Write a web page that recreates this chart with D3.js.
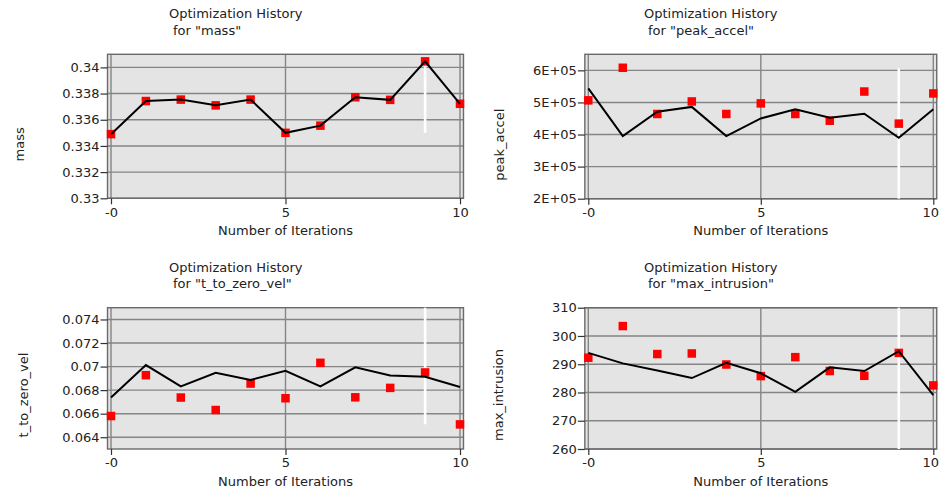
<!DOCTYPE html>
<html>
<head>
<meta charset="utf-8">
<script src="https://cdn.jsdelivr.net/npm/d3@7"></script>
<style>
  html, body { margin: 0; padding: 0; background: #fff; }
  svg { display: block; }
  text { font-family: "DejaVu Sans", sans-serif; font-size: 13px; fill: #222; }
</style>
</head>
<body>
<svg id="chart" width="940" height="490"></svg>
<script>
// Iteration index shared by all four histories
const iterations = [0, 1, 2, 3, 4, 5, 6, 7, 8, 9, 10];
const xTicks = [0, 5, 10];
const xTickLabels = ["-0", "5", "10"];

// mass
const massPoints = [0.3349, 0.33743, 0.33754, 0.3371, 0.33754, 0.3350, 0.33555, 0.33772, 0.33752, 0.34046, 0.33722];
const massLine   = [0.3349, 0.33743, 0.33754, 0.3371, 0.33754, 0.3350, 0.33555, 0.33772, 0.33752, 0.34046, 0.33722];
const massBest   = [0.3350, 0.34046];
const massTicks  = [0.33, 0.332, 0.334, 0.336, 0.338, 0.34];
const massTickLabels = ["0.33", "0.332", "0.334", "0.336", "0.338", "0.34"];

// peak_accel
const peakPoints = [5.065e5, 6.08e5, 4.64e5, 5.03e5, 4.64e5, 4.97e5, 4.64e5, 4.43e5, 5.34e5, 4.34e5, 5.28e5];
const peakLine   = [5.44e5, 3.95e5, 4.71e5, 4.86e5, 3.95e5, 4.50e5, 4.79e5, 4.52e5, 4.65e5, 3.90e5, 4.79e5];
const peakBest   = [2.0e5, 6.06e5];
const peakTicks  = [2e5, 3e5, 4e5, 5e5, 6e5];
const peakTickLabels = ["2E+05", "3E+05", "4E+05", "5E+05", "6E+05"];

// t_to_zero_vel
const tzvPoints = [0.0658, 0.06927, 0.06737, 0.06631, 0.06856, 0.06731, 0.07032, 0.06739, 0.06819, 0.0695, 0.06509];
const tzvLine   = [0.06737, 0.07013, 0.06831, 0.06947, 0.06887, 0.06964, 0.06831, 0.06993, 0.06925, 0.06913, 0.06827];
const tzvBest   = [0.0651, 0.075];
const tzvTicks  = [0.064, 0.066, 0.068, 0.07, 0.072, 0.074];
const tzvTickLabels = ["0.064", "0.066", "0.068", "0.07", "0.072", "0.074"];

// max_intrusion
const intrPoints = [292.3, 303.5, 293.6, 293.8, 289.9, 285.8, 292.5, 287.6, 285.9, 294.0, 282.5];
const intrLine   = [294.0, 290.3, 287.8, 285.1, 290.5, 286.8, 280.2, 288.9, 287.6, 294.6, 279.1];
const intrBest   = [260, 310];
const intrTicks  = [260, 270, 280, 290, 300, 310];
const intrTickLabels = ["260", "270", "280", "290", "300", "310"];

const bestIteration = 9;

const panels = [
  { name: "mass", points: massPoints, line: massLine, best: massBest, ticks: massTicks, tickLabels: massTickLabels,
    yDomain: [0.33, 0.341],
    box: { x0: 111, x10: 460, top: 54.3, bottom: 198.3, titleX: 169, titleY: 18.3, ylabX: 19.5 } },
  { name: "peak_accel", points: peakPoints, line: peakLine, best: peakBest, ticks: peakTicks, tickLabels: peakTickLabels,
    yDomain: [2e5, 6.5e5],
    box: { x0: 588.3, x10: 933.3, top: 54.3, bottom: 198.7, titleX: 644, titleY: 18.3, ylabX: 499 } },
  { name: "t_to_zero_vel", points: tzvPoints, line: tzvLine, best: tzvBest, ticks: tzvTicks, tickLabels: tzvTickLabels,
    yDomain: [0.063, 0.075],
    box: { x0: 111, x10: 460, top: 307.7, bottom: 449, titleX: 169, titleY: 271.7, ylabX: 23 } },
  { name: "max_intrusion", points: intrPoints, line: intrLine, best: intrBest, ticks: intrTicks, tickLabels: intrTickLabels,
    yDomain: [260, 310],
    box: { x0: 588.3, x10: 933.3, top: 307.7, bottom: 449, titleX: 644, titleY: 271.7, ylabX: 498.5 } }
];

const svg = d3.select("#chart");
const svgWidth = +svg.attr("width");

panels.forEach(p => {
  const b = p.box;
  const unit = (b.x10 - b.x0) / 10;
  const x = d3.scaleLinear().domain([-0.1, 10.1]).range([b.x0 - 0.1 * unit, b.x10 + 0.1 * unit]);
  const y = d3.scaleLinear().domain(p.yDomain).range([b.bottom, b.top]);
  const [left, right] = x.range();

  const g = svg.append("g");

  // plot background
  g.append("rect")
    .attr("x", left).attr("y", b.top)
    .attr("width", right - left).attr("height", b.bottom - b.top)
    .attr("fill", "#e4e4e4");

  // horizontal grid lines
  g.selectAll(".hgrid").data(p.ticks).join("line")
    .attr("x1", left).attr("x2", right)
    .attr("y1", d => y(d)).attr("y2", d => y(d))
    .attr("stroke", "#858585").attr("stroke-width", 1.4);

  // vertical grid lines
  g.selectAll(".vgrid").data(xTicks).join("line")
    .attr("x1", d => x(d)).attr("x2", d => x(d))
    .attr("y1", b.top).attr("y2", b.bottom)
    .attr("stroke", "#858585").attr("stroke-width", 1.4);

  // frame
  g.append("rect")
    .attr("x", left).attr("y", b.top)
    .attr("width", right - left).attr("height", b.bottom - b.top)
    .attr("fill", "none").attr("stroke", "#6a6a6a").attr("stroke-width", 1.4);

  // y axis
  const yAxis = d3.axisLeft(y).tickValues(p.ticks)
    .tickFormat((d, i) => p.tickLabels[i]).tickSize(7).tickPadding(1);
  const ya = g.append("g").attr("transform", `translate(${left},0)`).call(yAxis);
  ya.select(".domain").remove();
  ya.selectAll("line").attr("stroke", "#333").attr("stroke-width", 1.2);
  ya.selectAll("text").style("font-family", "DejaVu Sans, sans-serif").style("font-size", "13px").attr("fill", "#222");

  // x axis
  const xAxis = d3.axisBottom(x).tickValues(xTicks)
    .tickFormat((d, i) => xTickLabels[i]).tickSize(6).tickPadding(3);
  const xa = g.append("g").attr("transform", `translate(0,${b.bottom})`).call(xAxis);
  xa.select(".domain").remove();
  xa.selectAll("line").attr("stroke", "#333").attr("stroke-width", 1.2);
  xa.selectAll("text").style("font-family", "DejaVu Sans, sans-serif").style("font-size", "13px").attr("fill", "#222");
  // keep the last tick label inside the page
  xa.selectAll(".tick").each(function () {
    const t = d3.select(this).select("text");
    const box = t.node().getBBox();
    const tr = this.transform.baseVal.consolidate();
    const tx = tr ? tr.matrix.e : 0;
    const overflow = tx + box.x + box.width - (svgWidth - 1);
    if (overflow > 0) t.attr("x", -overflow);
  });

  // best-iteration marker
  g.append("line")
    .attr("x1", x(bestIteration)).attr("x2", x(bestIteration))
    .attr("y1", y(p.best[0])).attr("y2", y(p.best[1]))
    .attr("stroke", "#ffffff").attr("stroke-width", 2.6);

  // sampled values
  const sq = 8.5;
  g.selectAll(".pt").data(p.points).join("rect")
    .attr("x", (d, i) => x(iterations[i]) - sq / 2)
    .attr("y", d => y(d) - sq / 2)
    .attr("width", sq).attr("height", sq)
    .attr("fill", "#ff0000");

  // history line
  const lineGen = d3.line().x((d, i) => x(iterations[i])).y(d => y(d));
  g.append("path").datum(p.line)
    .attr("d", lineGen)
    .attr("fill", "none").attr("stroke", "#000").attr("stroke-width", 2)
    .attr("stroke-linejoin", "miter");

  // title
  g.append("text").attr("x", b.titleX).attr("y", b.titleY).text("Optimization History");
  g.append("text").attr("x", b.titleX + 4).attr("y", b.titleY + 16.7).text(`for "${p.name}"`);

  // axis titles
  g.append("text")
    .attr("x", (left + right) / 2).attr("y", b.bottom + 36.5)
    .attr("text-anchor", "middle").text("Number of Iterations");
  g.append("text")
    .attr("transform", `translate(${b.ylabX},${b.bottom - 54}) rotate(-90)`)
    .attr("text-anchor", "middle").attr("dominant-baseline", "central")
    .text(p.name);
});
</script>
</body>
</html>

Work to be completed: Pick out each line containing "this" and report it.

Finished task:
Write a web page that recreates this chart with D3.js.
    const t = d3.select(this).select("text");
    const tr = this.transform.baseVal.consolidate();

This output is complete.